Very soon, to my delighted amazement, my efforts paid off. I watched in awe as both of my children began to speak Taiwanese, with the same adorable baby accent that I remember from my brother and younger cousins in Taiwan. By 3 or 4, they could chatter on for hours about anything and everything, making them minor sensations in Taiwan, where strangers stopped in the streets to listen in astonishment. Best of all, speaking Taiwanese facilitated my children's integration into our extended family in Taiwan, as I had hoped it would. My uncle and aunt beamed fondly at them, exclaiming, "Their faces may look Western, but when they open their mouths, they speak our language."
Then came the inevitable shift in language dominance. Of course I had expected it, having gone through the same transition myself, and observing it in all the Codas in our research study. Still, it was a crushing disappointment when my children began answering me in English because they could no longer find the words they needed in Taiwanese.
It was a crushing disappointment when my children began answering me in English because they could no longer find the words they needed in Taiwanese.
The linguist in me noted the vocabulary lapses that appeared first, followed by strange word order patterns that were clearly imported from English. The parent in me felt defeated and mourned the end of an era.
I also discovered a new, creeping sense of alarm: If I failed to transmit my own language on to my children, even after so much effort, what about the other precious values I want to pass on to them, like my Christian faith, my interpretation of Scripture, and my understanding of who God is?
I panicked, feeling suddenly inadequate as a parent. As is often the case during crises, my anxiety drowned out everything else. It was a while before I heard God's still, small voice pointing out a point that I had forgotten:
God created all of us in His own image. God did not create parents in His image to then rely on us to mold our children into our own image. By God's goodness, He makes it possible for His image to manifest in a myriad of different shapes, with no two exactly the same.
He makes it possible for His image to manifest in a myriad of different shapes, with no two exactly the same.
As parents, we wish that our children will grow up to cherish the things we cherish, speak the languages we speak, and profess the faith that we profess. We do our best to lay the foundations for all those things and provide attentive guidance. Ultimately, though, our children build on those foundations in their own way, influenced by their own experiences. The results may diverge quite a bit from what we built for ourselves.
But divergence is not failure, just success by a different route.
I have begun to heed the advice I give to the Deaf parents in our project: Actively increase support for the heritage language at home. Create opportunities to use it in a variety of contexts. Recognize that their ability to use the language is dynamic, fluctuating in response to many factors. Above all, affirm the child's deep connection to their heritage language, whatever their skill level may be.
When I step back and regard my children from this perspective, I see things in a different light.
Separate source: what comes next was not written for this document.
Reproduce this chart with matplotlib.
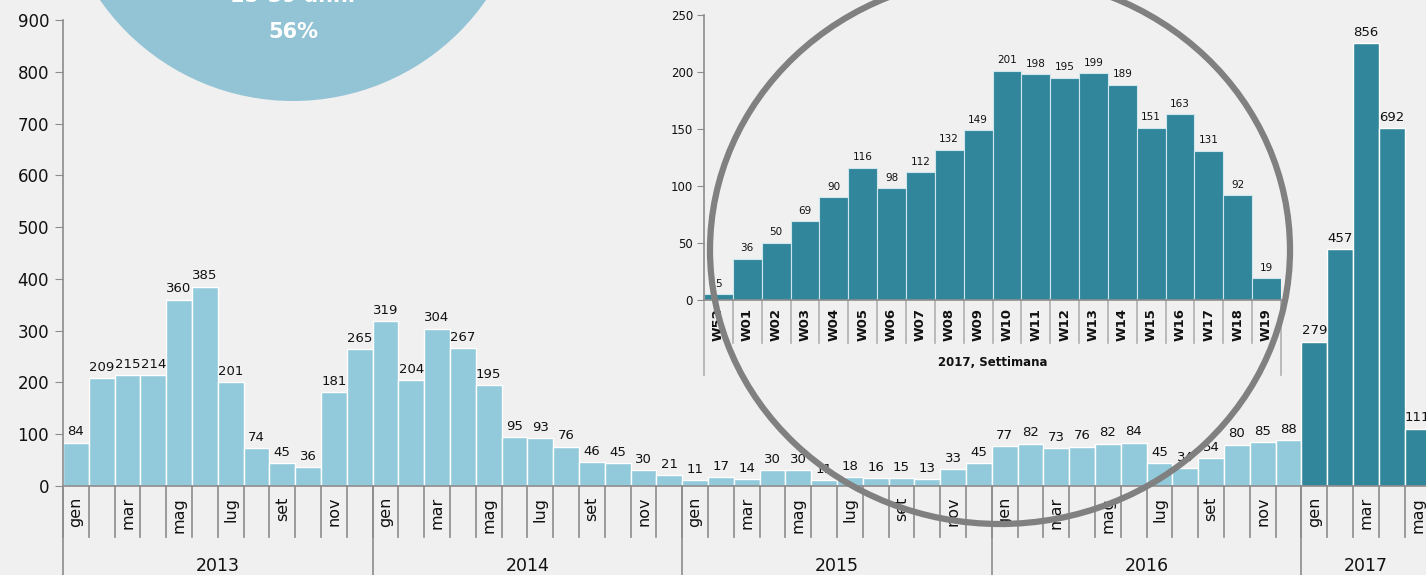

I notice how fondly they reminisce about Taiwan and our family there; how they love Taiwanese food; how they still ask for bedtime stories in Taiwanese, even though all they ever speak is English these days. This is how they express their Taiwanese identity at this point in their young lives.
The language I taught is still in them somewhere, and I think it might resurface once the environment is right. For now, I praise God for the wonderful mysteries of the bilingual mind and the lessons they teach about the value of divergence.